Exactly as written, write out the lines below from the first to the one containing "1.8, 1.9, 2.0];", inclusive. Pictures do not belong in the copy.

====== SUPPLIED INFORMATION ======

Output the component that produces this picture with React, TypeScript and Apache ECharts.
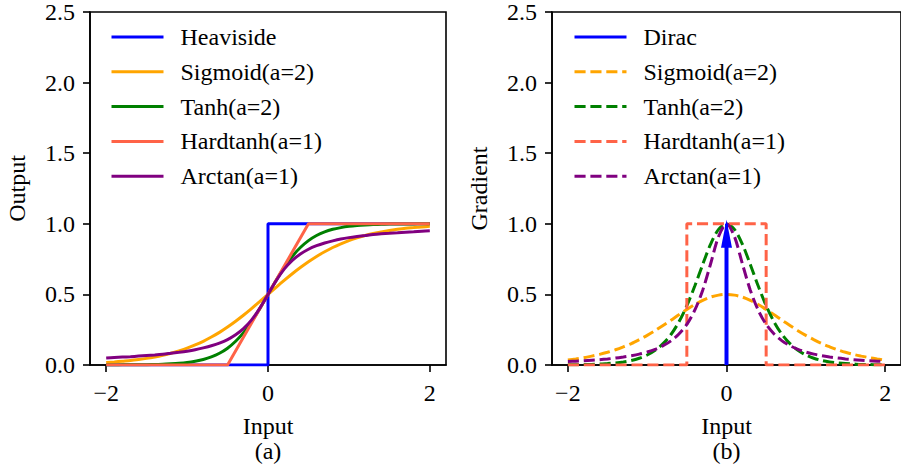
import React, { useEffect, useRef } from "react";
import * as echarts from "echarts";

const FONT = "Liberation Serif";

// sample positions
const xs = [-2.0, -1.9, -1.8, -1.7, -1.6, -1.5, -1.4, -1.3, -1.2, -1.1, -1.0, -0.9, -0.8, -0.7, -0.6, -0.5, -0.4, -0.3, -0.2, -0.1, 0, 0.1, 0.2, 0.3, 0.4, 0.5, 0.6, 0.7, 0.8, 0.9, 1.0, 1.1, 1.2, 1.3, 1.4, 1.5, 1.6, 1.7, 1.8, 1.9, 2.0];

// (a) outputs
const heavisideX = [-2, 0, 0, 2];
const heavisideY = [0, 0, 1, 1];
const sigmoidOut = [0.018, 0.022, 0.027, 0.032, 0.039, 0.047, 0.057, 0.069, 0.083, 0.100, 0.119, 0.142, 0.168, 0.198, 0.231, 0.269, 0.310, 0.354, 0.401, 0.450, 0.5, 0.550, 0.599, 0.646, 0.690, 0.731, 0.769, 0.802, 0.832, 0.858, 0.881, 0.900, 0.917, 0.931, 0.943, 0.953, 0.961, 0.968, 0.973, 0.978, 0.982];
const tanhOut = [0.000, 0.000, 0.001, 0.001, 0.002, 0.002, 0.004, 0.005, 0.008, 0.012, 0.018, 0.027, 0.039, 0.057, 0.083, 0.119, 0.168, 0.231, 0.310, 0.401, 0.5, 0.599, 0.690, 0.769, 0.832, 0.881, 0.917, 0.943, 0.961, 0.973, 0.982, 0.988, 0.992, 0.995, 0.996, 0.998, 0.998, 0.999, 0.999, 1.000, 1.000];
const hardtanhX = [-2, -0.5, 0.5, 2];
const hardtanhOut = [0, 0, 1, 1];
const arctanOut = [0.050, 0.053, 0.056, 0.059, 0.063, 0.067, 0.071, 0.076, 0.083, 0.090, 0.098, 0.108, 0.121, 0.136, 0.155, 0.180, 0.214, 0.259, 0.321, 0.403, 0.5, 0.597, 0.679, 0.741, 0.786, 0.820, 0.845, 0.864, 0.879, 0.892, 0.902, 0.910, 0.917, 0.924, 0.929, 0.933, 0.937, 0.941, 0.944, 0.947, 0.950];

// (b) gradients
const diracX = 0;
const diracHeight = 1;
const sigmoidGrad = [0.035, 0.043, 0.052, 0.063, 0.075, 0.090, 0.108, 0.129, 0.152, 0.180, 0.210, 0.243, 0.280, 0.317, 0.356, 0.393, 0.428, 0.458, 0.481, 0.495, 0.5, 0.495, 0.481, 0.458, 0.428, 0.393, 0.356, 0.317, 0.280, 0.243, 0.210, 0.180, 0.152, 0.129, 0.108, 0.090, 0.075, 0.063, 0.052, 0.043, 0.035];
const tanhGrad = [0.001, 0.002, 0.003, 0.004, 0.007, 0.010, 0.015, 0.022, 0.032, 0.048, 0.071, 0.104, 0.151, 0.216, 0.305, 0.420, 0.559, 0.712, 0.856, 0.961, 1.000, 0.961, 0.856, 0.712, 0.559, 0.420, 0.305, 0.216, 0.151, 0.104, 0.071, 0.048, 0.032, 0.022, 0.015, 0.010, 0.007, 0.004, 0.003, 0.002, 0.001];
const hardtanhGradX = [-2, -0.5, -0.5, 0.5, 0.5, 2];
const hardtanhGrad = [0, 0, 1, 1, 0, 0];
const arctanGrad = [0.025, 0.027, 0.030, 0.034, 0.038, 0.043, 0.049, 0.057, 0.066, 0.077, 0.092, 0.111, 0.137, 0.171, 0.220, 0.288, 0.388, 0.530, 0.717, 0.910, 1.000, 0.910, 0.717, 0.530, 0.388, 0.288, 0.220, 0.171, 0.137, 0.111, 0.092, 0.077, 0.066, 0.057, 0.049, 0.043, 0.038, 0.034, 0.030, 0.027, 0.025];

const xTicks = [-2, 0, 2];
const leftNames = ["Heaviside", "Sigmoid(a=2)", "Tanh(a=2)", "Hardtanh(a=1)", "Arctan(a=1)"];
const rightNames = ["Dirac", "Sigmoid(a=2)#g", "Tanh(a=2)#g", "Hardtanh(a=1)#g", "Arctan(a=1)#g"];

const BLUE = "#0000ff";
const ORANGE = "#ffa500";
const GREEN = "#008000";
const TOMATO = "#ff6347";
const PURPLE = "#800080";

const zip = (a: number[], b: number[]) => a.map((v, i) => [v, b[i]]);

function xAxisCfg(gridIndex: number, name: string) {
  return {
    type: "value",
    gridIndex,
    min: -2.2,
    max: 2.2,
    axisLine: { show: true, onZero: false, lineStyle: { color: "#000", width: 1.6 } },
    axisTick: { show: true, length: 7, customValues: xTicks, lineStyle: { color: "#000", width: 1.6 } },
    axisLabel: {
      fontSize: 24,
      fontFamily: FONT,
      color: "#000",
      customValues: xTicks,
      margin: 16,
      formatter: (v: number) => (v < 0 ? "\u2212" + Math.abs(v) : String(v)),
    },
    splitLine: { show: false },
    name,
    nameLocation: "middle",
    nameGap: 48,
    nameTextStyle: { fontSize: 24, fontFamily: FONT, color: "#000", lineHeight: 25 },
  };
}

function yAxisCfg(gridIndex: number, name: string) {
  return {
    type: "value",
    gridIndex,
    min: 0,
    max: 2.5,
    interval: 0.5,
    axisLine: { show: true, onZero: false, lineStyle: { color: "#000", width: 1.6 } },
    axisTick: { show: true, length: 7, lineStyle: { color: "#000", width: 1.6 } },
    axisLabel: { fontSize: 24, fontFamily: FONT, color: "#000", margin: 15, formatter: (v: number) => v.toFixed(1) },
    splitLine: { show: false },
    name,
    nameLocation: "middle",
    nameGap: 61,
    nameRotate: 90,
    nameTextStyle: { fontSize: 24, fontFamily: FONT, color: "#000" },
  };
}

const DASH = [11.1, 4.8];

function lineSeries(name: string, axis: number, data: number[][], color: string, dashed: boolean, smooth: boolean) {
  return {
    type: "line",
    name,
    xAxisIndex: axis,
    yAxisIndex: axis,
    data,
    symbol: "none",
    showSymbol: false,
    smooth: smooth ? 0.3 : false,
    clip: true,
    itemStyle: { color },
    lineStyle: { color, width: 3, type: dashed ? DASH : "solid", cap: "butt" },
    silent: true,
  };
}

function legendCfg(left: number, data: string[]) {
  return {
    left,
    top: 25,
    orient: "vertical",
    itemWidth: 52,
    itemHeight: 1,
    itemGap: 10.8,
    padding: 0,
    selectedMode: false,
    data,
    formatter: (n: string) => n.replace("#g", ""),
    itemStyle: { opacity: 0 },
    lineStyle: { width: 3 },
    textStyle: { fontSize: 24, fontFamily: FONT, color: "#000", lineHeight: 24, padding: [0, 0, 0, 12] },
  };
}

export default function App() {
  const ref = useRef<HTMLDivElement>(null);
  useEffect(() => {
    document.body.style.margin = "0";
    const chart = echarts.init(ref.current!, null, { renderer: "svg" });
    const option = {
      animation: false,
      backgroundColor: "#fff",
      textStyle: { fontFamily: FONT },
      grid: [
        { left: 90, top: 8, width: 356, height: 359, show: true, borderColor: "#000", borderWidth: 1.6, backgroundColor: "transparent" },
        { left: 552, top: 8, width: 356, height: 359, show: true, borderColor: "#000", borderWidth: 1.6, backgroundColor: "transparent" },
      ],
      xAxis: [xAxisCfg(0, "Input\n(a)"), xAxisCfg(1, "Input\n(b)")],
      yAxis: [yAxisCfg(0, "Output"), yAxisCfg(1, "Gradient")],
      legend: [legendCfg(110, leftNames), legendCfg(573, rightNames)],
      series: [
        lineSeries("Heaviside", 0, zip(heavisideX, heavisideY), BLUE, false, false),
        lineSeries("Sigmoid(a=2)", 0, zip(xs, sigmoidOut), ORANGE, false, true),
        lineSeries("Tanh(a=2)", 0, zip(xs, tanhOut), GREEN, false, true),
        lineSeries("Hardtanh(a=1)", 0, zip(hardtanhX, hardtanhOut), TOMATO, false, false),
        lineSeries("Arctan(a=1)", 0, zip(xs, arctanOut), PURPLE, false, true),
        lineSeries("Sigmoid(a=2)#g", 1, zip(xs, sigmoidGrad), ORANGE, true, true),
        lineSeries("Tanh(a=2)#g", 1, zip(xs, tanhGrad), GREEN, true, true),
        lineSeries("Hardtanh(a=1)#g", 1, zip(hardtanhGradX, hardtanhGrad), TOMATO, true, false),
        lineSeries("Arctan(a=1)#g", 1, zip(xs, arctanGrad), PURPLE, true, true),
        { ...lineSeries("Dirac", 1, [[diracX, 0], [diracX, diracHeight]], BLUE, false, false), z: 5 },
        {
          type: "custom",
          xAxisIndex: 1,
          yAxisIndex: 1,
          z: 6,
          silent: true,
          data: [[diracX, diracHeight]],
          encode: { x: 0, y: 1 },
          renderItem: (params: any, api: any) => {
            const x = api.value(0);
            const h = api.value(1);
            const base = api.coord([x, 0]);
            const top = api.coord([x, h]);
            const tipY = top[1] - 4;
            const headLen = 28;
            const headW = 11;
            const shaftW = 4;
            return {
              type: "group",
              children: [
                {
                  type: "rect",
                  shape: { x: base[0] - shaftW / 2, y: tipY + headLen - 1, width: shaftW, height: base[1] - (tipY + headLen - 1) },
                  style: { fill: BLUE },
                },
                {
                  type: "polygon",
                  shape: { points: [[base[0] - headW / 2, tipY + headLen], [base[0] + headW / 2, tipY + headLen], [base[0], tipY]] },
                  style: { fill: BLUE },
                },
              ],
            };
          },
        },
      ],
    };
    chart.setOption(option as any);
    return () => chart.dispose();
  }, []);
  return <div ref={ref} style={{ width: 901, height: 468 }} />;
}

======

▸ **OUTPUT OF THE EXERCISE**
Output the component that produces this picture with React, TypeScript and Apache ECharts.
import React, { useEffect, useRef } from "react";
import * as echarts from "echarts";

const FONT = "Liberation Serif";

// sample positions
const xs = [-2.0, -1.9, -1.8, -1.7, -1.6, -1.5, -1.4, -1.3, -1.2, -1.1, -1.0, -0.9, -0.8, -0.7, -0.6, -0.5, -0.4, -0.3, -0.2, -0.1, 0, 0.1, 0.2, 0.3, 0.4, 0.5, 0.6, 0.7, 0.8, 0.9, 1.0, 1.1, 1.2, 1.3, 1.4, 1.5, 1.6, 1.7, 1.8, 1.9, 2.0];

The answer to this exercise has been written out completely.